## Problem
Set the listing down unchanged, minus every embedded image.

☆ ☆ ☆

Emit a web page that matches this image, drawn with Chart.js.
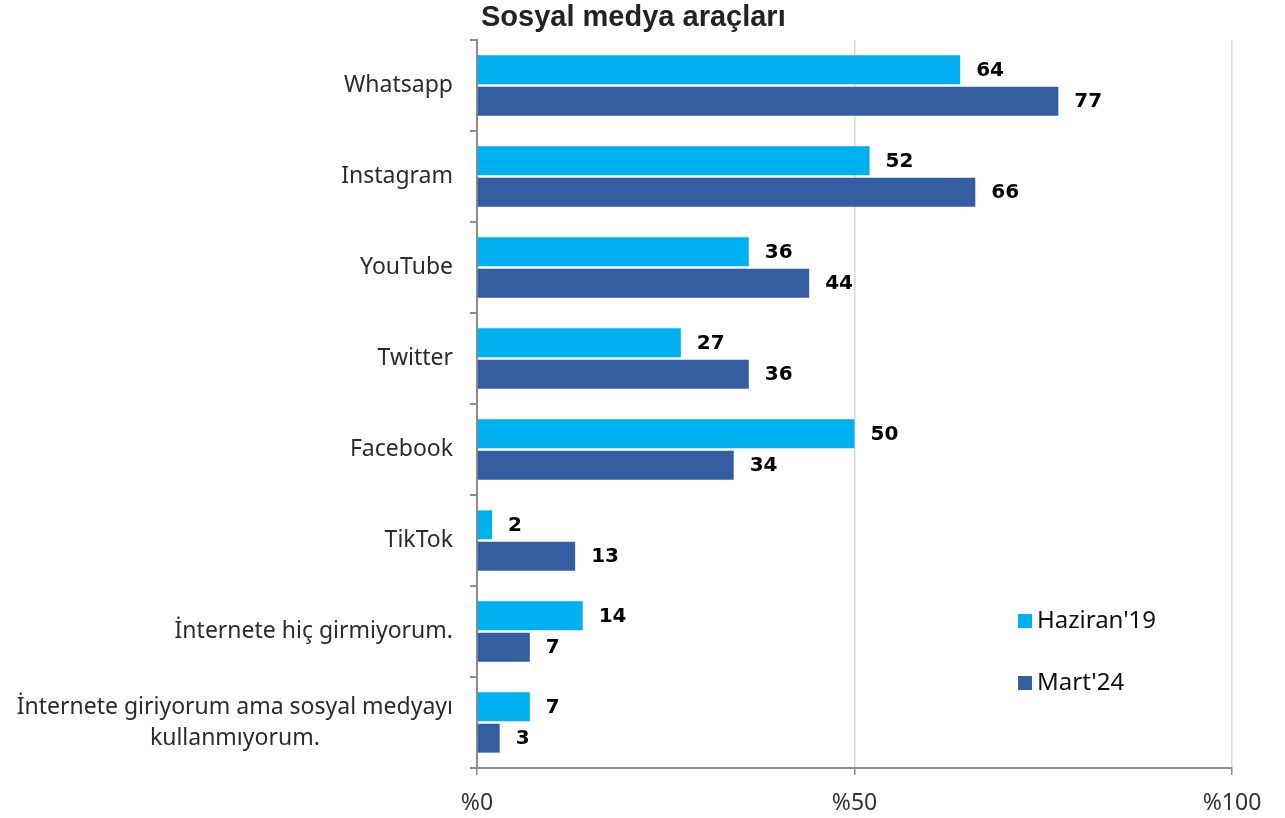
<!DOCTYPE html>
<html>
<head>
<meta charset="utf-8">
<script src="https://cdn.jsdelivr.net/npm/chart.js@4.4.1/dist/chart.umd.min.js"></script>
<style>
  html, body { margin: 0; padding: 0; background: #ffffff; }
  #kutu { width: 1285px; height: 818px; }
</style>
</head>
<body>
<div id="kutu"><canvas id="myChart"></canvas></div>
<script>
// veriler
const kategoriler = [
    "Whatsapp",
    "Instagram",
    "YouTube",
    "Twitter",
    "Facebook",
    "TikTok",
    "İnternete hiç girmiyorum.",
    ["İnternete giriyorum ama sosyal medyayı", "kullanmıyorum."]
];
const haziran19 = [64, 52, 36, 27, 50, 2, 14, 7];
const mart24 = [77, 66, 44, 36, 34, 13, 7, 3];
const seri_adlari = ["Haziran'19", "Mart'24"];
const x_etiketleri = { 0: "%0", 50: "%50", 100: "%100" };
const baslik = "Sosyal medya araçları";

const yazi_tipi = "'Noto Sans', 'Open Sans', sans-serif";

/* etiketler, baslik ve lejant */
const cizimEklentisi = {
    id: "cizimEklentisi",
    afterDraw(chart) {
        const ctx = chart.ctx;
        const area = chart.chartArea;
        const y = chart.scales.y;

        // baslik
        ctx.save();
        ctx.fillStyle = "#222222";
        ctx.font = "bold 29px 'Liberation Sans', Arial, sans-serif";
        ctx.textAlign = "left";
        ctx.textBaseline = "middle";
        ctx.fillText(baslik, area.left + 4, 18);

        // kategori etiketleri
        ctx.font = "23px " + yazi_tipi;
        ctx.fillStyle = "#2b2b2b";
        kategoriler.forEach((kat, i) => {
            const py = y.getPixelForValue(i);
            const sag = area.left - 24;
            if (Array.isArray(kat)) {
                const genislik = Math.max(...kat.map(s => ctx.measureText(s).width));
                const orta = sag - genislik / 2;
                ctx.textAlign = "center";
                kat.forEach((s, j) => {
                    ctx.fillText(s, orta, py + (j - (kat.length - 1) / 2) * 31);
                });
            } else {
                ctx.textAlign = "right";
                ctx.fillText(kat, sag, py);
            }
        });

        // deger etiketleri
        ctx.font = "bold 20px 'DejaVu Sans', sans-serif";
        ctx.fillStyle = "#000000";
        ctx.textAlign = "left";
        chart.data.datasets.forEach((ds, di) => {
            const meta = chart.getDatasetMeta(di);
            meta.data.forEach((bar, i) => {
                ctx.fillText(ds.data[i], bar.x + 16, bar.y + 1);
            });
        });

        // lejant
        ctx.font = "24px " + yazi_tipi;
        chart.data.datasets.forEach((ds, di) => {
            const ly = 621 + di * 62;
            ctx.fillStyle = ds.backgroundColor;
            ctx.fillRect(1018, ly - 7, 14, 14);
            ctx.fillStyle = "#111111";
            ctx.fillText(ds.label, 1037, ly);
        });
        ctx.restore();
    }
};

function renderGrafica() {
    const data = {
        labels: kategoriler,
        datasets: [
            {
                label: seri_adlari[0],
                data: haziran19,
                backgroundColor: "#00B0F0",
                categoryPercentage: 0.69,
                barPercentage: 0.92
            },
            {
                label: seri_adlari[1],
                data: mart24,
                backgroundColor: "#355EA1",
                categoryPercentage: 0.69,
                barPercentage: 0.92
            }
        ]
    };

    const config = {
        type: "bar",
        data,
        options: {
            indexAxis: "y",
            responsive: true,
            maintainAspectRatio: false,
            animation: false,
            layout: { padding: { top: 40, right: 53, bottom: 0, left: 0 } },
            plugins: {
                legend: { display: false },
                tooltip: { enabled: false }
            },
            scales: {
                x: {
                    min: 0,
                    max: 100,
                    ticks: {
                        stepSize: 50,
                        color: "#333333",
                        font: { family: yazi_tipi, size: 23 },
                        padding: 15,
                        callback: (v) => x_etiketleri[v]
                    },
                    grid: {
                        color: "#D9D9D9",
                        lineWidth: 1.5,
                        tickLength: 7,
                        tickColor: "#8C8C8C"
                    },
                    border: { color: "#8C8C8C", width: 2 },
                    afterFit: (scale) => { scale.height = 50; }
                },
                y: {
                    ticks: { display: false },
                    grid: {
                        drawOnChartArea: false,
                        tickLength: 7,
                        tickColor: "#8C8C8C",
                        lineWidth: 2
                    },
                    border: { color: "#8C8C8C", width: 2 },
                    afterFit: (scale) => { scale.width = 477; }
                }
            }
        },
        plugins: [cizimEklentisi]
    };

    const ctx = document.getElementById("myChart").getContext("2d");
    new Chart(ctx, config);
}

renderGrafica();
</script>
</body>
</html>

☆ ☆ ☆

## Full solution
Emit a web page that matches this image, drawn with Chart.js.
<!DOCTYPE html>
<html>
<head>
<meta charset="utf-8">
<script src="https://cdn.jsdelivr.net/npm/chart.js@4.4.1/dist/chart.umd.min.js"></script>
<style>
  html, body { margin: 0; padding: 0; background: #ffffff; }
  #kutu { width: 1285px; height: 818px; }
</style>
</head>
<body>
<div id="kutu"><canvas id="myChart"></canvas></div>
<script>
// veriler
const kategoriler = [
    "Whatsapp",
    "Instagram",
    "YouTube",
    "Twitter",
    "Facebook",
    "TikTok",
    "İnternete hiç girmiyorum.",
    ["İnternete giriyorum ama sosyal medyayı", "kullanmıyorum."]
];
const haziran19 = [64, 52, 36, 27, 50, 2, 14, 7];
const mart24 = [77, 66, 44, 36, 34, 13, 7, 3];
const seri_adlari = ["Haziran'19", "Mart'24"];
const x_etiketleri = { 0: "%0", 50: "%50", 100: "%100" };
const baslik = "Sosyal medya araçları";

const yazi_tipi = "'Noto Sans', 'Open Sans', sans-serif";

/* etiketler, baslik ve lejant */
const cizimEklentisi = {
    id: "cizimEklentisi",
    afterDraw(chart) {
        const ctx = chart.ctx;
        const area = chart.chartArea;
        const y = chart.scales.y;

        // baslik
        ctx.save();
        ctx.fillStyle = "#222222";
        ctx.font = "bold 29px 'Liberation Sans', Arial, sans-serif";
        ctx.textAlign = "left";
        ctx.textBaseline = "middle";
        ctx.fillText(baslik, area.left + 4, 18);

        // kategori etiketleri
        ctx.font = "23px " + yazi_tipi;
        ctx.fillStyle = "#2b2b2b";
        kategoriler.forEach((kat, i) => {
            const py = y.getPixelForValue(i);
            const sag = area.left - 24;
            if (Array.isArray(kat)) {
                const genislik = Math.max(...kat.map(s => ctx.measureText(s).width));
                const orta = sag - genislik / 2;
                ctx.textAlign = "center";
                kat.forEach((s, j) => {
                    ctx.fillText(s, orta, py + (j - (kat.length - 1) / 2) * 31);
                });
            } else {
                ctx.textAlign = "right";
                ctx.fillText(kat, sag, py);
            }
        });

        // deger etiketleri
        ctx.font = "bold 20px 'DejaVu Sans', sans-serif";
        ctx.fillStyle = "#000000";
        ctx.textAlign = "left";
        chart.data.datasets.forEach((ds, di) => {
            const meta = chart.getDatasetMeta(di);
            meta.data.forEach((bar, i) => {
                ctx.fillText(ds.data[i], bar.x + 16, bar.y + 1);
            });
        });

        // lejant
        ctx.font = "24px " + yazi_tipi;
        chart.data.datasets.forEach((ds, di) => {
            const ly = 621 + di * 62;
            ctx.fillStyle = ds.backgroundColor;
            ctx.fillRect(1018, ly - 7, 14, 14);
            ctx.fillStyle = "#111111";
            ctx.fillText(ds.label, 1037, ly);
        });
        ctx.restore();
    }
};

function renderGrafica() {
    const data = {
        labels: kategoriler,
        datasets: [
            {
                label: seri_adlari[0],
                data: haziran19,
                backgroundColor: "#00B0F0",
                categoryPercentage: 0.69,
                barPercentage: 0.92
            },
            {
                label: seri_adlari[1],
                data: mart24,
                backgroundColor: "#355EA1",
                categoryPercentage: 0.69,
                barPercentage: 0.92
            }
        ]
    };

    const config = {
        type: "bar",
        data,
        options: {
            indexAxis: "y",
            responsive: true,
            maintainAspectRatio: false,
            animation: false,
            layout: { padding: { top: 40, right: 53, bottom: 0, left: 0 } },
            plugins: {
                legend: { display: false },
                tooltip: { enabled: false }
            },
            scales: {
                x: {
                    min: 0,
                    max: 100,
                    ticks: {
                        stepSize: 50,
                        color: "#333333",
                        font: { family: yazi_tipi, size: 23 },
                        padding: 15,
                        callback: (v) => x_etiketleri[v]
                    },
                    grid: {
                        color: "#D9D9D9",
                        lineWidth: 1.5,
                        tickLength: 7,
                        tickColor: "#8C8C8C"
                    },
                    border: { color: "#8C8C8C", width: 2 },
                    afterFit: (scale) => { scale.height = 50; }
                },
                y: {
                    ticks: { display: false },
                    grid: {
                        drawOnChartArea: false,
                        tickLength: 7,
                        tickColor: "#8C8C8C",
                        lineWidth: 2
                    },
                    border: { color: "#8C8C8C", width: 2 },
                    afterFit: (scale) => { scale.width = 477; }
                }
            }
        },
        plugins: [cizimEklentisi]
    };

    const ctx = document.getElementById("myChart").getContext("2d");
    new Chart(ctx, config);
}

renderGrafica();
</script>
</body>
</html>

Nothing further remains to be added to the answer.